Exercise task:
In the lines below, output everything from the first line through the line containing "const panelTitles = ['Training" exactly as it is. Pictures are not part of the output.

* Begin *

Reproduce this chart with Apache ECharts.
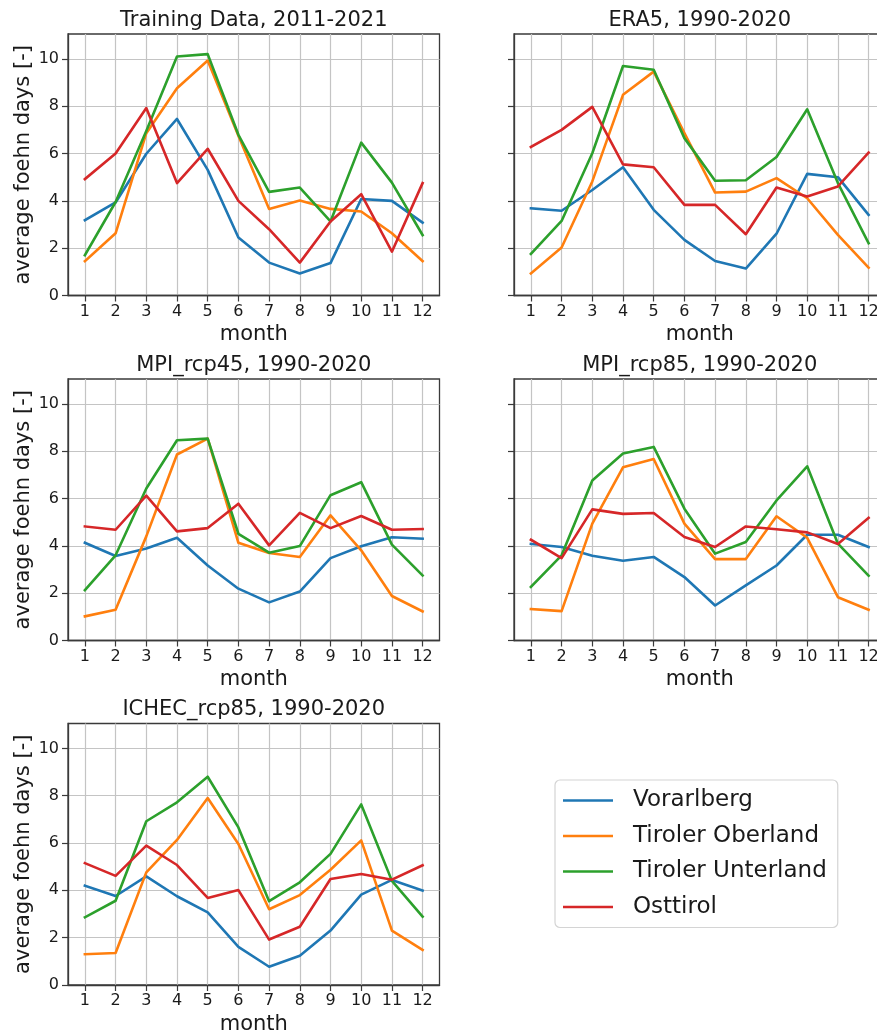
<!DOCTYPE html>
<html>
<head>
<meta charset="utf-8">
<script src="https://cdn.jsdelivr.net/npm/echarts@6/dist/echarts.min.js"></script>
<style>
html,body{margin:0;padding:0;background:#fff;}
#chart{width:877px;height:1035px;}
</style>
</head>
<body>
<div id="chart"></div>
<script>
const months = [1,2,3,4,5,6,7,8,9,10,11,12];
const monthTicks = [1,2,3,4,5,6,7,8,9,10,11,12];
const yTicks = [0,2,4,6,8,10];
const regions = ['Vorarlberg','Tiroler Oberland','Tiroler Unterland','Osttirol'];
const colors = ['#1f77b4','#ff7f0e','#2ca02c','#d62728'];
const panelTitles = ['Training Data, 2011-2021','ERA5, 1990-2020','MPI_rcp45, 1990-2020','MPI_rcp85, 1990-2020','ICHEC_rcp85, 1990-2020'];

// Training Data
const train_vorarlberg = [3.18,3.93,5.99,7.46,5.31,2.45,1.39,0.93,1.37,4.08,4.00,3.08];
const train_oberland   = [1.45,2.63,6.86,8.76,9.93,6.75,3.66,4.01,3.66,3.55,2.63,1.45];
const train_unterland  = [1.70,3.95,6.95,10.10,10.20,6.79,4.38,4.56,3.13,6.46,4.77,2.55];
const train_osttirol   = [4.92,6.00,7.92,4.75,6.20,4.00,2.80,1.39,3.13,4.28,1.85,4.75];
// ERA5
const era5_vorarlberg = [3.68,3.58,4.46,5.42,3.62,2.35,1.46,1.14,2.61,5.14,5.00,3.41];
const era5_oberland   = [0.93,2.03,4.82,8.48,9.46,6.86,4.35,4.39,4.96,4.11,2.56,1.18];
const era5_unterland  = [1.76,3.15,6.01,9.70,9.54,6.65,4.85,4.87,5.85,7.87,4.75,2.21];
const era5_osttirol   = [6.28,7.00,7.97,5.54,5.42,3.83,3.83,2.59,4.56,4.18,4.61,6.04];
// MPI_rcp45
const rcp45_vorarlberg = [4.13,3.57,3.89,4.34,3.17,2.19,1.61,2.07,3.48,3.98,4.36,4.30];
const rcp45_oberland   = [1.02,1.30,4.40,7.86,8.53,4.13,3.70,3.53,5.29,3.81,1.88,1.23];
const rcp45_unterland  = [2.13,3.60,6.42,8.46,8.53,4.51,3.71,3.99,6.14,6.69,4.05,2.75];
const rcp45_osttirol   = [4.82,4.68,6.12,4.61,4.75,5.78,4.02,5.39,4.75,5.26,4.68,4.71];
// MPI_rcp85
const rcp85_vorarlberg = [4.08,3.95,3.58,3.37,3.53,2.68,1.48,2.33,3.17,4.47,4.47,3.95];
const rcp85_oberland   = [1.33,1.24,4.94,7.32,7.67,4.94,3.44,3.44,5.25,4.34,1.83,1.30];
const rcp85_unterland  = [2.26,3.60,6.76,7.90,8.18,5.57,3.67,4.16,5.92,7.36,4.09,2.74];
const rcp85_osttirol   = [4.26,3.48,5.54,5.35,5.39,4.37,3.95,4.82,4.70,4.57,4.08,5.18];
// ICHEC_rcp85
const ichec_vorarlberg = [4.20,3.76,4.59,3.75,3.07,1.61,0.77,1.24,2.30,3.82,4.44,3.99];
const ichec_oberland   = [1.30,1.35,4.76,6.13,7.90,5.96,3.20,3.80,4.87,6.11,2.30,1.48];
const ichec_unterland  = [2.86,3.56,6.92,7.72,8.80,6.66,3.54,4.34,5.54,7.63,4.40,2.89];
const ichec_osttirol   = [5.15,4.61,5.89,5.07,3.68,4.01,1.92,2.46,4.48,4.69,4.45,5.06];

const panelData = [
  [train_vorarlberg,train_oberland,train_unterland,train_osttirol],
  [era5_vorarlberg,era5_oberland,era5_unterland,era5_osttirol],
  [rcp45_vorarlberg,rcp45_oberland,rcp45_unterland,rcp45_osttirol],
  [rcp85_vorarlberg,rcp85_oberland,rcp85_unterland,rcp85_osttirol],
  [ichec_vorarlberg,ichec_oberland,ichec_unterland,ichec_osttirol]
];

const FONT = '"DejaVu Sans", sans-serif';
const TXT = '#1a1a1a';
const colLeft = [68, 514];
const rowTop = [34, 379, 723.5];
const gw = 371.5, gh = 261.5;
const layout = [[0,0],[1,0],[0,1],[1,1],[0,2]];

const grids = [], xAxes = [], yAxes = [], series = [], titles = [];
layout.forEach(([c,r], p) => {
  const left = colLeft[c], top = rowTop[r];
  grids.push({left: left, top: top, width: gw, height: gh, show: true,
    outerBoundsMode: 'none',
    borderColor: '#3a3a3a', borderWidth: 1.3, backgroundColor: 'transparent', containLabel: false});
  titles.push({text: panelTitles[p], left: left + gw/2, top: top - 24, textAlign: 'center', padding: 0,
    textStyle: {fontFamily: FONT, fontSize: 21, fontWeight: 'normal', color: TXT}});
  xAxes.push({type: 'value', gridIndex: p, min: 0.45, max: 12.55,
    name: 'month', nameLocation: 'middle', nameGap: 29,
    nameTextStyle: {fontFamily: FONT, fontSize: 21, color: TXT},
    axisLine: {show: true, lineStyle: {color: '#3a3a3a', width: 1.3}},
    axisTick: {show: true, length: 6, customValues: monthTicks, lineStyle: {color: '#3a3a3a', width: 1.2}},
    axisLabel: {show: true, customValues: monthTicks, margin: 8, fontFamily: FONT, fontSize: 16, color: TXT},
    splitLine: {show: true, lineStyle: {color: '#c4c4c4', width: 1.2}}});
  const showY = (c === 0);
  yAxes.push({type: 'value', gridIndex: p, min: 0, max: 11.05,
    name: showY ? 'average foehn days [-]' : '', nameLocation: 'middle', nameGap: 34, nameRotate: 90,
    nameTextStyle: {fontFamily: FONT, fontSize: 21, color: TXT},
    axisLine: {show: true, lineStyle: {color: '#3a3a3a', width: 1.3}},
    axisTick: {show: true, length: 6, customValues: yTicks, lineStyle: {color: '#3a3a3a', width: 1.2}},
    axisLabel: {show: showY, customValues: yTicks, margin: 9, fontFamily: FONT, fontSize: 16, color: TXT},
    splitLine: {show: true, lineStyle: {color: '#c4c4c4', width: 1.2}}});
  panelData[p].forEach((vals, k) => {
    series.push({type: 'line', name: regions[k], xAxisIndex: p, yAxisIndex: p,
      data: months.map((m, i) => [m, vals[i]]),
      showSymbol: false, symbol: 'none', silent: true,
      lineStyle: {color: colors[k], width: 2.6, join: 'round', cap: 'square'},
      itemStyle: {color: colors[k]}, z: 2 + k});
  });
});

const chart = echarts.init(document.getElementById('chart'), null, {renderer: 'canvas'});
chart.setOption({
  animation: false,
  backgroundColor: '#fff',
  title: titles,
  grid: grids,
  xAxis: xAxes,
  yAxis: yAxes,
  series: series,
  legend: {
    data: regions, orient: 'vertical', left: 555, top: 780,
    icon: 'rect', itemWidth: 50, itemHeight: 2.5, itemGap: 12.5,
    padding: [9, 11, 9, 8],
    backgroundColor: '#fff', borderColor: '#d4d4d4', borderWidth: 1.2, borderRadius: 5,
    textStyle: {fontFamily: FONT, fontSize: 23, color: TXT, lineHeight: 23, padding: [0,0,0,15]},
    selectedMode: false
  }
});
</script>
</body>
</html>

* End *

Result of this exercise:
Reproduce this chart with Apache ECharts.
<!DOCTYPE html>
<html>
<head>
<meta charset="utf-8">
<script src="https://cdn.jsdelivr.net/npm/echarts@6/dist/echarts.min.js"></script>
<style>
html,body{margin:0;padding:0;background:#fff;}
#chart{width:877px;height:1035px;}
</style>
</head>
<body>
<div id="chart"></div>
<script>
const months = [1,2,3,4,5,6,7,8,9,10,11,12];
const monthTicks = [1,2,3,4,5,6,7,8,9,10,11,12];
const yTicks = [0,2,4,6,8,10];
const regions = ['Vorarlberg','Tiroler Oberland','Tiroler Unterland','Osttirol'];
const colors = ['#1f77b4','#ff7f0e','#2ca02c','#d62728'];
const panelTitles = ['Training Data, 2011-2021','ERA5, 1990-2020','MPI_rcp45, 1990-2020','MPI_rcp85, 1990-2020','ICHEC_rcp85, 1990-2020'];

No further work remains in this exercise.